In the Spotlight: Sofía P
Have you ever developed an unhealthy relationship with food? For me, it happened some years ago, in my teens. And though it didn’t happen overnight, I can now see a distinct line separating the way I thought and acted before and after this relationship changed.
Before, the fact that all my classmates were very skinny didn’t feel like a problem to me. When they stared at their bodies in the mirror before PE and started pointing out the things they hated about their bodies, I didn’t have anything to say about mine. Before, when we went out to eat at lunch I always wanted a burger with fries.
Once I started to hate my body, however, things changed. The fact that my ribs were not showing or that I did not have a thigh gap kept me up at night. My Pinterest page went from delicious recipes to workout routines. And what I hated the most was the fact that I had to stop eating the things I liked and start eating the things I thought would barely satisfy my hunger while I lost weight. When we went out to eat burgers I only had salads or nothing at all, and some days I would return home by 7 p.m. having had only breakfast.
I couldn’t stand eating like this and see everybody else eat what they wanted, so I kept pretending I was fine, but once in a while I gave in to temptation and ate a whole hamburger with fries in seconds, as if my life depended on it. I didn’t enjoy it. And when I went home, I would panic and go straight to the bathroom to vomit and then do 50 crunches.
I would spend so much time out, doing different activities, that my family never realized. I wore baggy clothes because I didn’t want to show my “fat” body, but what these baggy clothes hid from the world was my skinny body. I distanced myself from my classmates, so they didn’t notice either.
But everything changed after fainting at school one day. My teachers called an ambulance and my mum. The paramedics asked my mum a few questions about my behavior and moods, and they made her realize that I needed help.
I was hospitalized for two days with an IV that gave me the nutrients I needed, even though I didn’t want them. They ran some tests, and on the second day, a doctor came and asked me the same questions the paramedics had asked my mum. I was embarrassed and angry, I lied and didn’t answer some of the questions, but they told me I had an eating disorder called bulimia.
I was sent to a facility with other girls with similar disorders. I was angry most of the time, but I had a therapist who got through to me when I realized I was putting my life on the line. I decided to change because I didn’t want to be this person anymore. She helped me improve my relationship with food little by little. The girls from the facility and me had group sessions with a counsellor as well and I made friends who encouraged me to get better and I encouraged them to do the same. We didn’t allow each other to go back to our old ways, we supported each other and wanted to see us get better.

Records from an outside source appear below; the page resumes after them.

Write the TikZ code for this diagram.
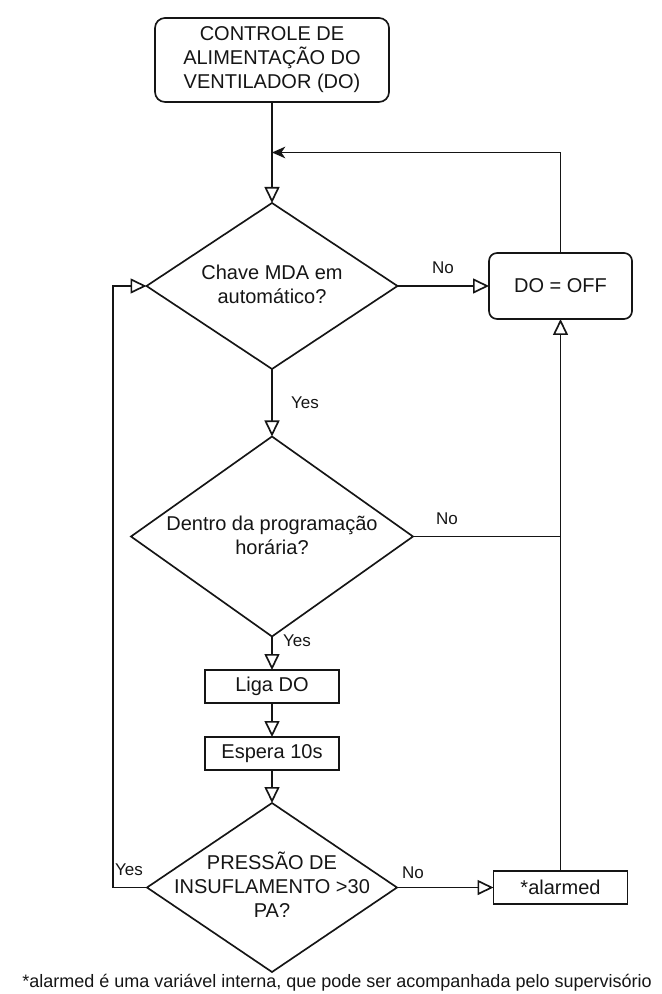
\documentclass[tikz,border=0pt]{standalone}
\usepackage{fontspec}
\setmainfont{Liberation Sans}
\usetikzlibrary{arrows.meta,shapes.geometric,calc}
\definecolor{ink}{HTML}{151515}
\begin{document}
\begin{tikzpicture}[x=0.75pt,y=-0.75pt,
  color=ink,
  line width=1.25pt,
  box/.style={draw, rectangle, inner sep=0pt, outer sep=0pt, align=center,
    font=\fontsize{15}{18}\selectfont},
  decision/.style={draw, diamond, inner sep=0pt, outer sep=0pt},
  dtext/.style={align=center, inner sep=0pt, font=\fontsize{15}{18}\selectfont},
  lbl/.style={inner sep=0pt, font=\fontsize{12.75}{15}\selectfont},
  flow/.style={-{Triangle[open,length=12pt,width=11.25pt]}},
  back/.style={-{Stealth[length=10pt,width=8.75pt,inset=3pt]}}
]
\useasboundingbox (0,0) rectangle (661,994);

% process steps and decisions
\node[box, rounded corners=7.5pt, minimum width={234*0.75pt}, minimum height={84*0.75pt}]
  (start) at (272,60) {CONTROLE DE\\ALIMENTAÇÃO DO\\VENTILADOR (DO)};

\node[decision, minimum width={251*0.75pt}, minimum height={166*0.75pt}] (q1) at (272,286) {};
\node[dtext] (q1t) at (272,284) {Chave MDA em\\automático?};

\node[box, rounded corners=6pt, minimum width={143*0.75pt}, minimum height={66*0.75pt}]
  (off) at (560.5,286) {DO = OFF};

\node[decision, minimum width={282*0.75pt}, minimum height={200*0.75pt}] (q2) at (272,536.5) {};
\node[dtext] (q2t) at (272,535) {Dentro da programação\\horária?};

\node[box, minimum width={134*0.75pt}, minimum height={33*0.75pt}] (liga) at (272,686.5) {Liga DO};
\node[box, minimum width={134*0.75pt}, minimum height={33*0.75pt}] (wait) at (272,753.5) {Espera 10s};

\node[decision, minimum width={250*0.75pt}, minimum height={169*0.75pt}] (q3) at (272,887.5) {};
\node[dtext] (q3t) at (272,885) {PRESSÃO DE\\INSUFLAMENTO >30\\PA?};

\node[box, minimum width={134*0.75pt}, minimum height={33*0.75pt}] (alarm) at (560.5,887.5) {*alarmed};

% footnote
\node[inner sep=0pt, font=\fontsize{13.5}{16}\selectfont] (note) at (337,983)
  {*alarmed é uma variável interna, que pode ser acompanhada pelo supervisório};

% helper points
\coordinate (join) at ($(start.south)!0.5!(q1.north)$);
\coordinate (loop) at (113,0);

% connectors
\draw[flow] (start) -- (q1);
\draw[back] (off.north) |- (join);
\draw[flow] (q1) -- (off);
\draw[flow] (q1) -- (q2);
\draw (q2.east) -- (q2.east -| off.south);
\draw[flow] (alarm) -- (off);
\draw[flow] (q2) -- (liga);
\draw[flow] (liga) -- (wait);
\draw[flow] (wait) -- (q3);
\draw[flow] (q3) -- (alarm);
\draw[flow] (q3.west) -- (q3.west -| loop) |- (q1.west);

% branch labels
\node[lbl] (n1) at (443,268) {No};
\node[lbl] (y1) at (305,403) {Yes};
\node[lbl] (n2) at (447,519) {No};
\node[lbl] (y2) at (297,641) {Yes};
\node[lbl] (y3) at (129,870) {Yes};
\node[lbl] (n3) at (413,873) {No};
\end{tikzpicture}
\end{document}
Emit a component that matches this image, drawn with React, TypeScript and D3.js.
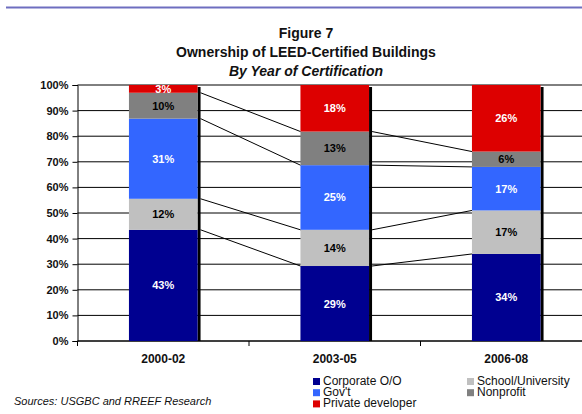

Eventually, I left the facility, and though I had relapses in which I would exercise a lot if I was feeling anxious about food, at one point I could enjoy my first hamburger with fries in a long time, without feeling the need to vomit.
Ten years later, I still see my therapist twice a month, but I don’t give myself a hard time eating what I want, and though I exercise frequently, I don’t overdo it. Today, I am a successful professional with a baby on the way thanks to my therapist, my family, and my friends who allowed me to see that I was putting myself in danger and that my body was not only good enough but also beautiful.